Work to do:
Print exactly the lines from the first one down to the line that contains "W, H = 1652, 670", both included, and skip the pictures.

************

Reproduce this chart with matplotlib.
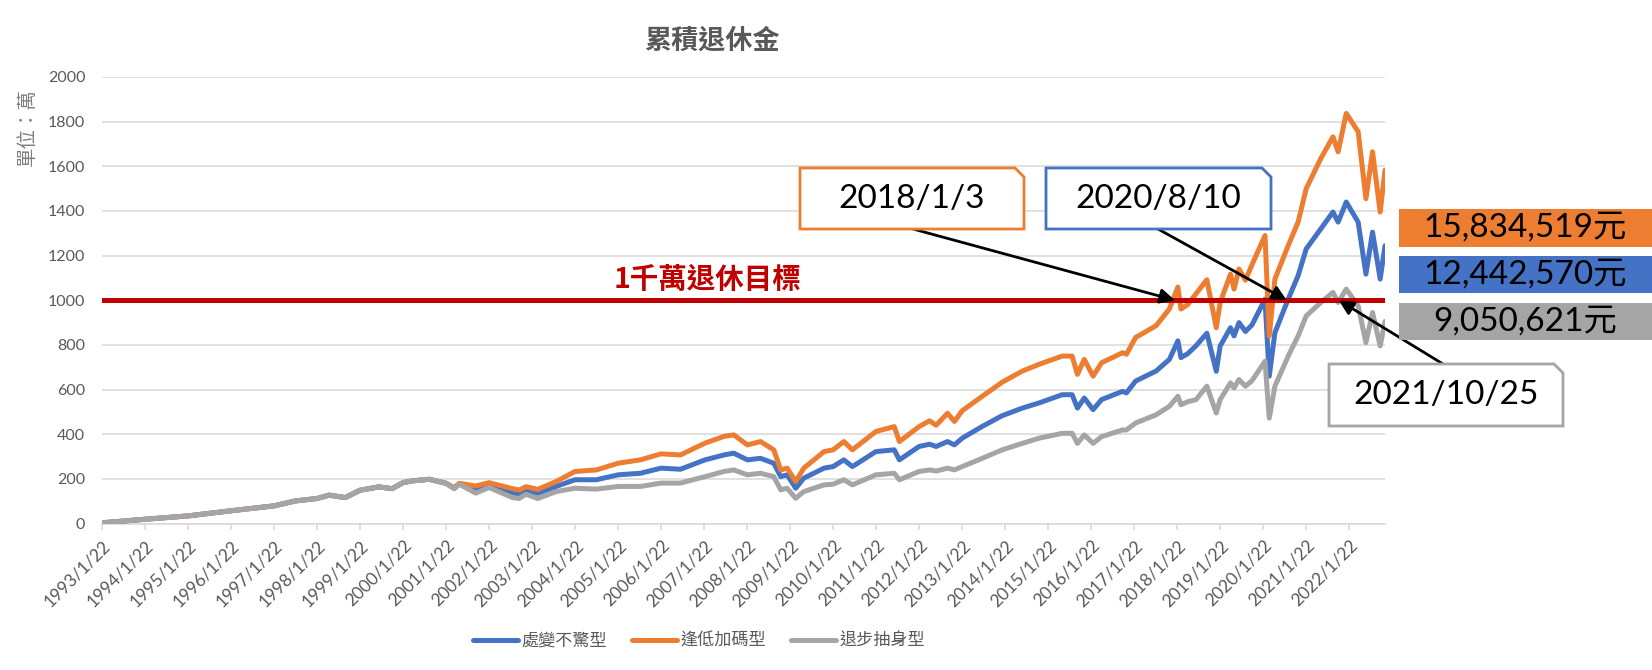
import pandas as pd
import matplotlib.pyplot as plt
import matplotlib.transforms as mtransforms
from matplotlib.patches import Polygon, Rectangle

plt.rcParams['font.family'] = ['Lato', 'Noto Sans CJK TC', 'DejaVu Sans']

W, H = 1652, 670

# ---- data (values in 萬) ----
dates = [
    "1993-01-22", "1994-01-22", "1995-01-22", "1996-01-22", "1997-01-22", "1997-07-22",
    "1998-01-22", "1998-05-05", "1998-09-20", "1999-01-22", "1999-07-01", "1999-10-22",
    "2000-01-22", "2000-04-12", "2000-09-01", "2001-01-22", "2001-04-01", "2001-05-15",
    "2001-10-01", "2002-01-22", "2002-08-10", "2002-10-05", "2002-12-01", "2003-03-12",
    "2003-08-15", "2004-01-22", "2004-07-22", "2005-01-22", "2005-07-30", "2006-01-22",
    "2006-07-05", "2007-01-30", "2007-07-10", "2007-10-01", "2008-01-25", "2008-05-15",
    "2008-09-05", "2008-11-03", "2008-12-28", "2009-03-10", "2009-05-18", "2009-11-06",
    "2010-01-22", "2010-04-23", "2010-07-05", "2011-01-20", "2011-06-25", "2011-08-08",
    "2012-01-22", "2012-04-20", "2012-06-15", "2012-09-20", "2012-11-17", "2013-01-22",
    "2013-07-12", "2013-12-28", "2014-06-18", "2014-11-06", "2015-05-22", "2015-08-14",
    "2015-09-28", "2015-11-25", "2016-02-08", "2016-04-20", "2016-10-15", "2016-11-17",
    "2017-02-03", "2017-07-27", "2017-11-17", "2018-01-28", "2018-02-23", "2018-04-20",
    "2018-07-01", "2018-10-01", "2018-12-20", "2019-01-22", "2019-04-20", "2019-05-20",
    "2019-07-01", "2019-08-25", "2019-10-20", "2020-02-07", "2020-03-14", "2020-05-01",
    "2020-08-22", "2020-11-14", "2021-01-22", "2021-05-26", "2021-09-06", "2021-10-20",
    "2021-12-28", "2022-04-08", "2022-06-13", "2022-08-08", "2022-10-12", "2022-11-22",
]

steady = [  # 處變不驚型
    3, 19, 34, 57, 79, 101,
    112, 127, 116, 149, 164, 156,
    183, 191, 198, 180, 158, 178,
    150, 172, 138, 132, 150, 135,
    166, 196, 196, 218, 225, 248,
    243, 285, 307, 315, 285, 292,
    270, 210, 218, 158, 203, 248,
    255, 285, 255, 322, 330, 285,
    345, 355, 345, 367, 352, 382,
    435, 483, 517, 540, 577, 577,
    517, 562, 510, 555, 592, 585,
    638, 683, 735, 818, 743, 760,
    796, 852, 682, 795, 877, 840,
    900, 860, 890, 1005, 660, 855,
    1005, 1110, 1230, 1320, 1395, 1350,
    1440, 1350, 1117, 1305, 1095, 1244,
]

buy_dip = [  # 逢低加碼型
    3, 19, 34, 57, 79, 101,
    112, 127, 116, 149, 164, 156,
    183, 191, 198, 180, 160, 180,
    168, 183, 156, 150, 165, 153,
    188, 233, 240, 270, 285, 312,
    307, 360, 390, 397, 352, 367,
    330, 240, 248, 188, 248, 322,
    330, 367, 330, 412, 434, 367,
    434, 460, 440, 494, 457, 505,
    570, 633, 683, 713, 750, 750,
    668, 735, 660, 720, 765, 758,
    833, 886, 961, 1059, 961, 980,
    1029, 1092, 877, 990, 1117, 1050,
    1140, 1090, 1160, 1290, 840, 1095,
    1245, 1350, 1500, 1635, 1732, 1665,
    1837, 1755, 1455, 1665, 1395, 1583,
]

retreat = [  # 退步抽身型
    3, 19, 34, 57, 79, 101,
    112, 127, 116, 149, 164, 156,
    183, 191, 198, 180, 156, 176,
    136, 161, 116, 112, 131, 112,
    143, 158, 154, 166, 166, 181,
    181, 210, 233, 240, 218, 225,
    210, 151, 158, 113, 143, 173,
    176, 196, 173, 218, 225, 196,
    233, 240, 235, 248, 240, 255,
    292, 330, 359, 382, 404, 404,
    359, 397, 359, 389, 419, 419,
    450, 487, 525, 570, 532, 545,
    555, 615, 495, 555, 630, 607,
    645, 615, 640, 727, 472, 615,
    750, 840, 930, 990, 1035, 990,
    1050, 975, 810, 945, 795, 905,
]

series_names = ["處變不驚型", "逢低加碼型", "退步抽身型"]
series_colors = ["#4472C4", "#ED7D31", "#A5A5A5"]

final_labels = ["15,834,519元", "12,442,570元", "9,050,621元"]
final_colors = ["#ED7D31", "#4472C4", "#A5A5A5"]

goal = 1000
goal_label = "1千萬退休目標"
event_dates = ["2018-01-03", "2020-08-10", "2021-10-25"]
event_labels = ["2018/1/3", "2020/8/10", "2021/10/25"]
event_colors = ["#ED7D31", "#4472C4", "#A5A5A5"]

tick_years = list(range(1993, 2023))
tick_labels = [f"{y}/1/22" for y in tick_years]


def fx(px):
    return px / W


def fy(py):
    return 1 - py / H


x = pd.to_datetime(dates)

fig = plt.figure(figsize=(W / 100, H / 100), dpi=100)
ax = fig.add_axes([fx(102), fy(523.5), fx(1385) - fx(102), fy(77) - fy(523.5)])

for vals, name, col in zip([steady, buy_dip, retreat], series_names, series_colors):
    ax.plot(x, vals, color=col, lw=3.6, label=name, solid_capstyle="round", zorder=3)

ax.axhline(goal, color="#C00000", lw=3.6, zorder=4)

ax.set_xlim(x[0], x[-1])
ax.set_ylim(0, 2000)
ax.set_yticks(range(0, 2001, 200))
ax.grid(axis="y", color="#D9D9D9", lw=1.1)
ax.set_axisbelow(True)
for side in ["top", "right", "left"]:
    ax.spines[side].set_visible(False)
ax.spines["bottom"].set_color("#D9D9D9")
ax.spines["bottom"].set_linewidth(1.1)

ax.set_xticks(pd.to_datetime([f"{y}-01-22" for y in tick_years]))
ax.set_xticklabels(tick_labels, rotation=45, ha="right", va="center", rotation_mode="anchor")
ax.tick_params(axis="x", colors="#D9D9D9", length=4, width=1.1, pad=10, labelsize=12.5,
               labelcolor="#595959")
ax.tick_params(axis="y", length=0, pad=12, labelsize=11.5, labelcolor="#595959")
shift = mtransforms.ScaledTranslation(6 / 100, 0, fig.dpi_scale_trans)
for lab in ax.get_xticklabels():
    lab.set_transform(lab.get_transform() + shift)

# title, axis unit, goal label
fig.text(fx(712), fy(41), "累積退休金", ha="center", va="center", fontsize=19.5,
         fontweight="bold", color="#595959", family=["Noto Sans CJK TC"])
fig.text(fx(27), fy(127), "單位：萬", rotation=90, ha="center", va="center",
         fontsize=14, color="#7F7F7F", family=["Noto Sans CJK TC"])
fig.text(fx(707), fy(280), goal_label, ha="center", va="center", fontsize=20.5,
         fontweight="bold", color="#C00000", family=["Noto Sans CJK TC"])

# legend
handles, labels = ax.get_legend_handles_labels()
leg = fig.legend(handles, labels, loc="center", bbox_to_anchor=(fx(699), fy(641)), ncol=3,
                 frameon=False, handlelength=2.6, handletextpad=0.2, columnspacing=1.5,
                 prop={"family": ["Noto Sans CJK TC"], "size": 12.3})
for t in leg.get_texts():
    t.set_color("#595959")


# annotation boxes with snipped top-right corner
def snip_box(x0, y0, x1, y1, color, cut=9):
    pts = [(x0, y0), (x1 - cut, y0), (x1, y0 + cut), (x1, y1), (x0, y1)]
    pts = [(fx(a), fy(b)) for a, b in pts]
    fig.add_artist(Polygon(pts, closed=True, transform=fig.transFigure, facecolor="white",
                           edgecolor=color, lw=2, zorder=6))


boxes = [(800, 168, 1024, 229), (1046, 168, 1271, 229), (1329, 364, 1563, 426)]
starts = [(913, 229), (1158, 229), (1443, 364)]
for (x0, y0, x1, y1), (sx, sy), d, lab, col in zip(boxes, starts, event_dates, event_labels,
                                                    event_colors):
    ax.annotate("", xy=(pd.Timestamp(d), goal), xycoords="data",
                xytext=(sx, H - sy), textcoords="figure pixels", annotation_clip=False,
                arrowprops=dict(arrowstyle="-|>", color="black", lw=2, mutation_scale=22,
                                shrinkA=0, shrinkB=0), zorder=5)
    snip_box(x0, y0, x1, y1, col)
    fig.text(fx((x0 + x1) / 2), fy((y0 + y1) / 2), lab, ha="center", va="center",
             fontsize=24, color="black", zorder=7)

# final value boxes on the right
value_boxes = [(209, 247), (256, 293), (303, 340)]
for (y0, y1), lab, col in zip(value_boxes, final_labels, final_colors):
    fig.add_artist(Rectangle((fx(1399), fy(y1)), fx(W) - fx(1399), fy(y0) - fy(y1),
                             transform=fig.transFigure, facecolor=col, edgecolor="none",
                             zorder=6))
    fig.text(fx(1525), fy((y0 + y1) / 2), lab, ha="center", va="center", fontsize=24,
             color="black", zorder=7)

fig.savefig("out.png", dpi=100)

************

Solved problem:
Reproduce this chart with matplotlib.
import pandas as pd
import matplotlib.pyplot as plt
import matplotlib.transforms as mtransforms
from matplotlib.patches import Polygon, Rectangle

plt.rcParams['font.family'] = ['Lato', 'Noto Sans CJK TC', 'DejaVu Sans']

W, H = 1652, 670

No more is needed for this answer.